Jon Rappoport
On August 27, CDC scientist William Thompson came out of the shadows and revealed that he had participated in a major scientific fraud:
He and his co-authors had published a 2004 study claiming there was no MMR-vaccine connection to autism. They had omitted vital data which contradicted that finding.
The MMR vaccine was causing autism. Thompson knew it. So did his co-authors. They buried that chilling fact.
In Thompson’s confession, released through his Cincinnati attorney, Rick Morgan, Thompson asserted that he would work with Congress, but he wouldn’t speak to reporters.
Why not?
Two reasons immediately spring to mind.
Thompson made a deal with the CDC, where he is still employed. He would aid in the current media blackout, thus trying to preserve the reputation of his bosses.
In return, the CDC wouldn’t take any number of possible actions against him, the lightest of which would be suspension.
Two, by avoiding reporters, Thompson side-steps very unpleasant confrontations—if those reporters aren’t corporate androids.
For example: what degree of guilt does Thompson really feel? By hiding the MMR-vaccine connection, he contributed to large numbers of children taking the vaccine and incurring brain damage—over the past 10 years.
What were those criminal conversations like?
How was the cover-up actually achieved? Who else at the CDC was involved?
In particular, what role did Julie Gerberding, head of the CDC (2002-2009) play?
Thompson sent a letter to Gerberding on February 2, 2004, a week before a major meeting on vaccine-autism issues.

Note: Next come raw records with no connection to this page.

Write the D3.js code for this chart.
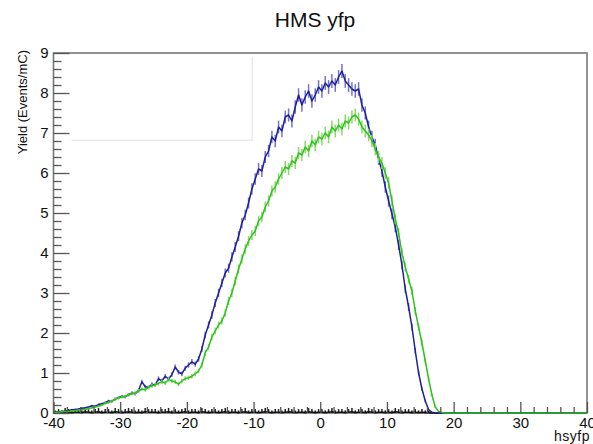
<!DOCTYPE html>
<html lang="en">
<head>
    <meta charset="UTF-8">
    <title>HMS yfp</title>
    <script type="text/javascript" src="https://cdn.jsdelivr.net/npm/d3@7/dist/d3.min.js"></script>
    <style>
        body { margin: 0; background: #fff; }
        text { font-family: "Liberation Sans", Arial, sans-serif; }
    </style>
</head>
<body>
<script type="text/javascript">

    // histogram binning (80 units, 0.5 per bin)
    var xMin = -40, xMax = 40, binWidth = 0.5;
    var xTicks = [-40, -30, -20, -10, 0, 10, 20, 30, 40];
    var yTicks = [0, 1, 2, 3, 4, 5, 6, 7, 8, 9];

    // yield per bin
    var blueYield = [
        0.01, 0.03, 0.04, 0.05, 0.06, 0.08, 0.09, 0.10, 0.12, 0.13,
        0.15, 0.18, 0.17, 0.21, 0.23, 0.26, 0.30, 0.29, 0.35, 0.38,
        0.42, 0.40, 0.46, 0.50, 0.48, 0.56, 0.78, 0.66, 0.64, 0.72,
        0.70, 0.86, 0.80, 0.92, 0.85, 0.96, 1.15, 1.02, 0.98, 1.12,
        1.20, 1.28, 1.22, 1.35, 1.60, 1.95, 2.20, 2.45, 2.75, 3.00,
        3.25, 3.50, 3.62, 3.90, 4.15, 4.42, 4.75, 4.95, 5.25, 5.60,
        5.85, 6.10, 6.05, 6.40, 6.55, 6.90, 6.80, 7.15, 7.05, 7.40,
        7.45, 7.30, 7.65, 7.95, 7.70, 7.90, 8.05, 7.80, 7.95, 8.15,
        8.05, 8.25, 8.15, 8.30, 8.20, 8.40, 8.55, 8.30, 8.20, 8.10,
        8.05, 8.10, 7.70, 7.50, 7.15, 6.90, 6.70, 6.35, 6.05, 5.65,
        5.30, 4.98, 4.65, 4.20, 3.70, 3.10, 2.65, 2.15, 1.55, 1.00,
        0.60, 0.30, 0.08, 0.02, 0, 0, 0, 0, 0, 0,
        0, 0, 0, 0, 0, 0, 0, 0, 0, 0,
        0, 0, 0, 0, 0, 0, 0, 0, 0, 0,
        0, 0, 0, 0, 0, 0, 0, 0, 0, 0,
        0, 0, 0, 0, 0, 0, 0, 0, 0, 0
    ];
    var greenYield = [
        0.01, 0.02, 0.03, 0.04, 0.04, 0.05, 0.06, 0.07, 0.08, 0.09,
        0.11, 0.13, 0.15, 0.17, 0.20, 0.24, 0.26, 0.30, 0.34, 0.38,
        0.40, 0.42, 0.45, 0.48, 0.50, 0.55, 0.60, 0.58, 0.64, 0.68,
        0.70, 0.74, 0.78, 0.75, 0.84, 0.80, 0.78, 0.72, 0.80, 0.86,
        0.88, 0.92, 0.98, 1.05, 1.20, 1.50, 1.65, 1.90, 2.05, 2.20,
        2.30, 2.50, 2.80, 3.00, 3.30, 3.60, 3.85, 4.10, 4.30, 4.45,
        4.55, 4.80, 4.90, 5.15, 5.30, 5.55, 5.65, 5.85, 6.00, 6.15,
        6.10, 6.30, 6.25, 6.50, 6.45, 6.65, 6.55, 6.80, 6.70, 6.90,
        6.85, 7.00, 6.90, 7.15, 7.05, 7.20, 7.10, 7.30, 7.25, 7.40,
        7.45, 7.35, 7.15, 7.05, 6.95, 6.80, 6.60, 6.40, 6.25, 6.00,
        5.75, 5.30, 4.85, 4.50, 4.00, 3.65, 3.35, 3.05, 2.55, 2.15,
        1.75, 1.30, 0.85, 0.45, 0.15, 0.04, 0.01, 0, 0, 0,
        0, 0, 0, 0, 0, 0, 0, 0, 0, 0,
        0, 0, 0, 0, 0, 0, 0, 0, 0, 0,
        0, 0, 0, 0, 0, 0, 0, 0, 0, 0,
        0, 0, 0, 0, 0, 0, 0, 0, 0, 0
    ];
    var blackYield = [
        0.01, 0.02, 0.01, 0.03, 0.02, 0.01, 0.02, 0.02, 0.01, 0.03,
        0.02, 0.01, 0.02, 0.03, 0.01, 0.02, 0.02, 0.01, 0.03, 0.02,
        0.01, 0.02, 0.03, 0.02, 0.01, 0.02, 0.01, 0.03, 0.02, 0.02,
        0.02, 0.01, 0.02, 0.02, 0.03, 0.01, 0.02, 0.01, 0.02, 0.03,
        0.01, 0.02, 0.02, 0.01, 0.03, 0.02, 0.01, 0.02, 0.02, 0.01,
        0.02, 0.03, 0.01, 0.02, 0.02, 0.01, 0.02, 0.03, 0.01, 0.02,
        0.02, 0.01, 0.02, 0.03, 0.02, 0.01, 0.02, 0.02, 0.01, 0.02,
        0.03, 0.02, 0.01, 0.02, 0.02, 0.01, 0.03, 0.02, 0.01, 0.02,
        0.02, 0.01, 0.02, 0.03, 0.01, 0.02, 0.02, 0.01, 0.02, 0.03,
        0.01, 0.02, 0.02, 0.01, 0.03, 0.02, 0.01, 0.02, 0.02, 0.01,
        0.02, 0.01, 0.03, 0.02, 0.01, 0.02, 0.02, 0.01, 0.02, 0.01,
        0.02, 0.01, 0.01, 0, 0, 0, 0, 0, 0, 0,
        0, 0, 0, 0, 0, 0, 0, 0, 0, 0,
        0, 0, 0, 0, 0, 0, 0, 0, 0, 0,
        0, 0, 0, 0, 0, 0, 0, 0, 0, 0,
        0, 0, 0, 0, 0, 0, 0, 0, 0, 0
    ];

    var W = 593, H = 444;
    var padL = 53.5, padR = 587, padT = 53, padB = 413;

    var mysvg = d3.select("body").append("svg").attr("width", W).attr("height", H);

    var x = d3.scaleLinear().domain([xMin, xMax]).range([padL, padR]);
    var y = d3.scaleLinear().domain([0, 9]).range([padB, padT]);

    // frame (drawn first so the histograms sit on top of it, as in ROOT)
    mysvg.append("rect").attr("x", padL).attr("y", padT)
        .attr("width", padR - padL).attr("height", padB - padT)
        .attr("fill", "none").attr("stroke", "#777").attr("stroke-width", 1.6);

    // faint leftover box (stats box ghost)
    mysvg.append("path")
        .attr("d", "M" + x(-37.3) + "," + y(6.82) + "H" + x(-10.2) + "V" + y(8.9))
        .attr("fill", "none").attr("stroke", "#ebebeb").attr("stroke-width", 1.5);

    function centers(vals) {
        return vals.map(function (v, i) {
            return {x: xMin + (i + 0.5) * binWidth, v: v};
        });
    }

    var line = d3.line()
        .x(function (d) { return x(d.x); })
        .y(function (d) { return y(d.v); });

    function drawHist(vals, lineColor, errColor, errScale, lw) {
        var pts = centers(vals);
        var full = [{x: xMin, v: 0}].concat(pts).concat([{x: xMax, v: 0}]);
        var g = mysvg.append("g");
        // error bars (poisson-like from the yield)
        g.selectAll("line").data(pts.filter(function (d) { return d.v > 0; })).enter().append("line")
            .attr("x1", function (d) { return x(d.x); })
            .attr("x2", function (d) { return x(d.x); })
            .attr("y1", function (d) { return y(Math.max(0, d.v - errScale * Math.sqrt(d.v))); })
            .attr("y2", function (d) { return y(d.v + errScale * Math.sqrt(d.v)); })
            .attr("stroke", errColor).attr("stroke-width", 1.5);
        g.append("path").datum(full)
            .attr("d", line)
            .attr("fill", "none")
            .attr("stroke", lineColor)
            .attr("stroke-width", lw)
            .attr("stroke-linejoin", "round");
    }

    drawHist(blackYield, "#111", "#222", 0.55, 1.6);
    drawHist(blueYield, "#20209c", "#7474cc", 0.06, 1.5);
    drawHist(greenYield, "#2ec21c", "#86da66", 0.06, 1.5);

    //Axis
    var fmt = function (d) { return String(d); };
    var yMinor = d3.range(0, 9.01, 0.2).filter(function (d) { return Math.abs(d - Math.round(d)) > 0.01; });
    var xMinor = d3.range(xMin, xMax + 0.1, 2).filter(function (d) { return d % 10 !== 0; });

    mysvg.append("g").attr("transform", "translate(" + padL + ",0)")
        .call(d3.axisLeft(y).tickValues(yMinor).tickFormat("").tickSizeInner(-8).tickSizeOuter(0));
    mysvg.append("g").attr("class", "yax").attr("transform", "translate(" + padL + ",0)")
        .call(d3.axisLeft(y).tickValues(yTicks).tickFormat(fmt).tickSizeInner(-16).tickSizeOuter(0).tickPadding(5));

    mysvg.append("g").attr("transform", "translate(0," + padB + ")")
        .call(d3.axisBottom(x).tickValues(xMinor).tickFormat("").tickSizeInner(-6).tickSizeOuter(0));
    mysvg.append("g").attr("class", "xax").attr("transform", "translate(0," + padB + ")")
        .call(d3.axisBottom(x).tickValues(xTicks).tickFormat(fmt).tickSizeInner(-11).tickSizeOuter(0).tickPadding(4));

    mysvg.selectAll(".tick line").attr("stroke", "#555").attr("stroke-width", 1.3);
    mysvg.selectAll(".domain").attr("stroke", "none");
    mysvg.selectAll(".tick text").attr("fill", "#111").style("font-size", "15px")
        .style("font-family", "'Liberation Sans', Arial, sans-serif");

    // titles
    mysvg.append("text").attr("x", 315).attr("y", 27).attr("text-anchor", "middle")
        .style("font-size", "21px").attr("fill", "#111").text("HMS yfp");
    mysvg.append("text").attr("transform", "translate(27,50) rotate(-90)")
        .attr("text-anchor", "end").style("font-size", "13px").attr("fill", "#111")
        .text("Yield (Events/mC)");
    mysvg.append("text").attr("x", 590).attr("y", 441).attr("text-anchor", "end")
        .style("font-size", "14px").style("letter-spacing", "0.5px").attr("fill", "#111").text("hsyfp");

</script>
</body>
</html>
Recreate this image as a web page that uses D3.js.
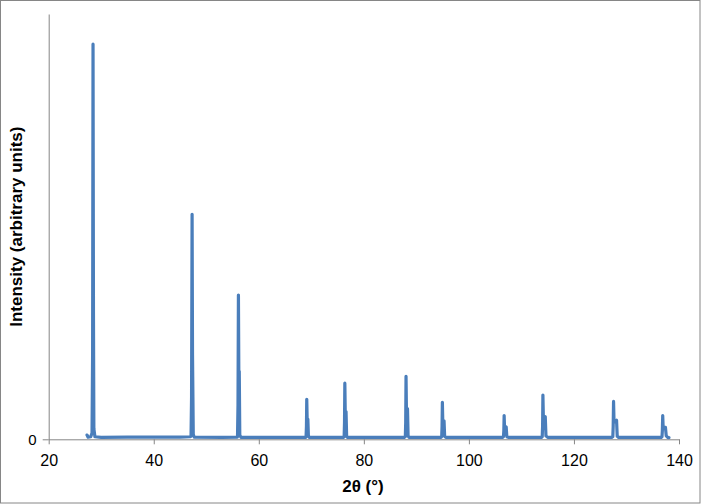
<!DOCTYPE html>
<html><head><meta charset="utf-8">
<script src="https://cdn.jsdelivr.net/npm/d3@7/dist/d3.min.js"></script>
<style>body{margin:0;background:#fff;} svg{display:block;}</style>
</head><body>
<svg id="chart" width="701" height="504"></svg>
<script>
// Data: 2θ (degrees) and intensity (arbitrary units)
const twoTheta = [
  27.30, 27.50, 28.00, 28.25, 28.36, 28.44, 28.52, 28.60, 28.80, 30.00,
  35.00, 40.00, 45.00, 47.00,
  47.10, 47.20, 47.30, 47.38, 47.44, 47.52, 47.70,
  53.00, 55.90,
  55.95, 56.04, 56.12, 56.20, 56.28, 56.38, 56.60,
  62.00, 68.90,
  69.00, 69.07, 69.13, 69.21, 69.34, 69.44, 69.60,
  76.10,
  76.25, 76.32, 76.38, 76.46, 76.61, 76.72, 76.90,
  87.70,
  87.90, 87.97, 88.03, 88.11, 88.31, 88.42, 88.60,
  94.70,
  94.82, 94.89, 94.95, 95.03, 95.27, 95.38, 95.60,
  106.40,
  106.58, 106.65, 106.71, 106.79, 107.10, 107.22, 107.50,
  113.80,
  113.96, 114.03, 114.09, 114.18, 114.54, 114.67, 115.00,
  127.20,
  127.40, 127.47, 127.54, 127.63, 128.11, 128.24, 128.50,
  136.60,
  136.76, 136.83, 136.90, 136.99, 137.30, 137.42, 137.57, 137.90, 138.10
];
const intensity = [
  1.0, 0.5, 0.6, 1.5, 20.0, 92.9, 30.0, 2.5, 0.6, 0.45,
  0.5, 0.5, 0.5, 0.6,
  0.8, 10.0, 52.9, 20.0, 12.0, 1.2, 0.5,
  0.45, 0.5,
  0.7, 8.0, 33.9, 15.0, 16.0, 1.0, 0.45,
  0.45, 0.45,
  0.6, 3.0, 9.4, 4.5, 4.7, 0.8, 0.45,
  0.45,
  0.6, 4.0, 13.2, 6.0, 6.5, 0.7, 0.45,
  0.45,
  0.6, 4.0, 14.8, 6.5, 7.2, 0.8, 0.45,
  0.45,
  0.6, 3.0, 8.7, 4.0, 4.3, 0.7, 0.45,
  0.45,
  0.6, 2.0, 5.6, 2.6, 2.9, 0.6, 0.45,
  0.45,
  0.6, 3.0, 10.4, 4.8, 5.3, 0.8, 0.45,
  0.45,
  0.6, 3.0, 8.9, 4.0, 4.5, 0.7, 0.45,
  0.45,
  0.6, 2.0, 5.6, 2.5, 2.8, 2.8, 0.8, 0.4, 0.4
];
const xTicks = [20, 40, 60, 80, 100, 120, 140];
const yTicks = [0];
const xTitle = "2θ (°)";
const yTitle = "Intensity (arbitrary units)";

const svg = d3.select("#chart");
const W = 701, H = 504;
const m = {left: 48.7, right: 679, top: 14, bottom: 439.3};

svg.append("rect").attr("x", 0.5).attr("y", 0.5).attr("width", W - 1.5).attr("height", H - 1.5)
  .attr("fill", "#fff").attr("stroke", "#868686").attr("stroke-width", 1);

const x = d3.scaleLinear().domain([20, 140]).range([m.left, m.right]);
const y = d3.scaleLinear().domain([0, 100]).range([m.bottom, m.top]);

const font = "'Liberation Sans', Arial, sans-serif";

// x axis
const xAxis = svg.append("g").attr("transform", `translate(0,${m.bottom})`)
  .call(d3.axisBottom(x).tickValues(xTicks).tickSize(5).tickPadding(10).tickSizeOuter(0));
xAxis.select(".domain").attr("stroke", "#868686");
xAxis.selectAll(".tick line").attr("stroke", "#868686");
xAxis.selectAll(".tick text").attr("font-family", font).attr("font-size", 16).attr("fill", "#000");

// y axis
const yAxis = svg.append("g").attr("transform", `translate(${m.left},0)`)
  .call(d3.axisLeft(y).tickValues(yTicks).tickSize(6).tickPadding(6).tickSizeOuter(0));
yAxis.select(".domain").attr("stroke", "#868686");
yAxis.selectAll(".tick line").attr("stroke", "#868686");
yAxis.selectAll(".tick text").attr("font-family", font).attr("font-size", 15).attr("fill", "#000");

// line
const pts = twoTheta.map((t, i) => [t, intensity[i]]);
svg.append("path").datum(pts)
  .attr("fill", "none").attr("stroke", "#4A7EBB").attr("stroke-width", 3.2)
  .attr("stroke-linejoin", "round").attr("stroke-linecap", "round")
  .attr("d", d3.line().x(d => x(d[0])).y(d => y(d[1])));

// titles
svg.append("text").attr("x", 363).attr("y", 492).attr("text-anchor", "middle")
  .attr("font-family", font).attr("font-weight", "bold").attr("font-size", 17).attr("fill", "#000")
  .text(xTitle);
svg.append("text").attr("transform", `translate(22,${(m.top + m.bottom) / 2}) rotate(-90)`)
  .attr("text-anchor", "middle")
  .attr("font-family", font).attr("font-weight", "bold").attr("font-size", 17).attr("fill", "#000")
  .text(yTitle);
</script>
</body></html>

Mike Adams of naturalnews.com released that letter. In it, Thompson writes that he will be
presenting the summary of our results from the Metropolitan Atlanta Autism Case-Control Study [and]…I will have to present several problematic results relating to statistical associations between the receipt of MMR vaccine and autism.Thompson is referring to the data which we now know were the basis of the 2004 study that embodied fraud and cover-up.
So Gerberding, the head of the CDC, knew there “were problems.” She knew Thompson was telling her there was a causal connection between the MMR vaccine and autism.
That’s what Thompson meant when he wrote to her: “problematic results relating to statistical associations between the receipt of MMR vaccine and autism.”
Gerberding is now president of Merck Vaccines.
Do you know what vaccine Merck manufactures?
The MMR.
The vaccine which was let off the hook and given a free pass in 2004. The vaccine which, Thompson and his co-authors concluded— committing fraud—had no connection to autism.
Julie Gerberding. Former head of the CDC. The behind-the-scenes key figure in a scandal that could blow up the CDC.
Gerberding knew. She knows.
She now heads up the company that makes and sells the MMR vaccine.